Alcuni sono convinti che il problema in agricoltura (in termini di basso reddito) sia la dimensione d'azienda, noi pensiamo che sia il modello di agricoltura potremmo dire contemporaneamente estensivo (latifondo per risparmiare) ed intensivo (concimazione chimica per avere più produzione con conseguente impoverimento del suolo i problema. Noi pensiamo ad un modello diverso che determini un commercio su scala locale, può sembrare ingenuo, ma perché non legare le produzioni di queste terre, delle terre diciamo destinabili ad ortive, al consumo degli ortaggi nelle mense pubbliche? Non credo ci sia ingenuità, ma come al solito interessi, direi interessi di classe.
Ci hai parlato di alcuni problemi, i punti di forza?

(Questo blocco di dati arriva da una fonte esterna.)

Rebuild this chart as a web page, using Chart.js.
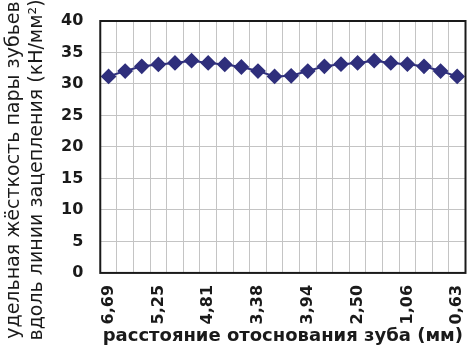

Una delle cose a cui teniamo di più è la partecipazione, fare la migliore legge possibile in termini accademici, ma non determinare interesse nei soggetti coinvolti, interesse dovuto alla partecipazione diretta alla costruzione del progetto sarebbe sbagliato, il nostro percorso ha scelto di confrontarsi con la complessità della progettazione partecipata. Se dovessi scegliere preferisco una legge più imprecisa, ma costruita coi soggetti interessati che una legge perfetta, ma che nessuno userà mai e che nessuno conosce, che viene sentita come estranea e per questo alla fine sfruttata a proprio vantaggio proprio dai grandi investitori, c'è bisogno di basi solide, noi siamo partiti da qui. Altro elemento interessante è la relazione tra Regione e Comuni la regione legifera e dunque da indirizzi e programmazione con elementi di controllo, i Comuni attraverso bandi di evidenza pubblica assegnano le terre, come detto per uso agrisociale. Non si tratta semplicemente di coltivare, ma di offrire anche servizi sociali, di ricostruire un welfare municipale, con i Comuni che tornano a fornire servizi, aprono mercati, in collaborazione con l'Università certificano le produzioni, costruiscono strutture a servizio di questi progetti e in cambio ne ricevono servizi. Parlavo anche di gradualità e modularità, questo progetto deve necessariamente portare ad una legge regionale che ridisegni le regole del commercio per i piccoli produttori, costringere un allevatore con 20 vacche ad avere le stesse regole che un soggetto che ne ha 4000 mila in termini di produzione di formaggi ad esempio è evidentemente un problema di classe, di mercato drogato, di concorrenza sleale, questo modello agricolo, prevede anche che per piccoli produttori sia possibile commercializzare i propri prodotti in modo da garantirne la salubrità senza essere impossibilitato a produrre, quindi con regole adatte alla dimensione d'azienda.
In conclusione?
Un progetto che propone di usare le proprietà del demanio a fini reddituali, ma anche sociali, che combatta gli effetti della crisi in termini occupazionali e di servizi alla popolazione, che ridisegni un ruolo da non semplici esattori per i municipi e che si fondi sul principio che queste terre debbano rimanere pubbliche e agricole e che i soggetti che le prendono in carico debbono essere agricoli con vocazione alla fatica. Occupazione, inclusione sociale ed integrazione sono anche le parole d'ordine della nuova programmazione europea in agricoltura e noi le riempiamo di significato, la prossima programmazione identifica tra le funzioni dell'agricoltore quella di produrre bene pubblico. Noi diamo le gambe alle loro teorie. Chi prende le terre assume una responsabilità ed è predisposto alla fatica, ma questi sono due presupposti rivoluzionari. L'orizzonte più lontano rimane la trasformazione della società, noi ripartiamo dal chi, dal perchè e dal come produce.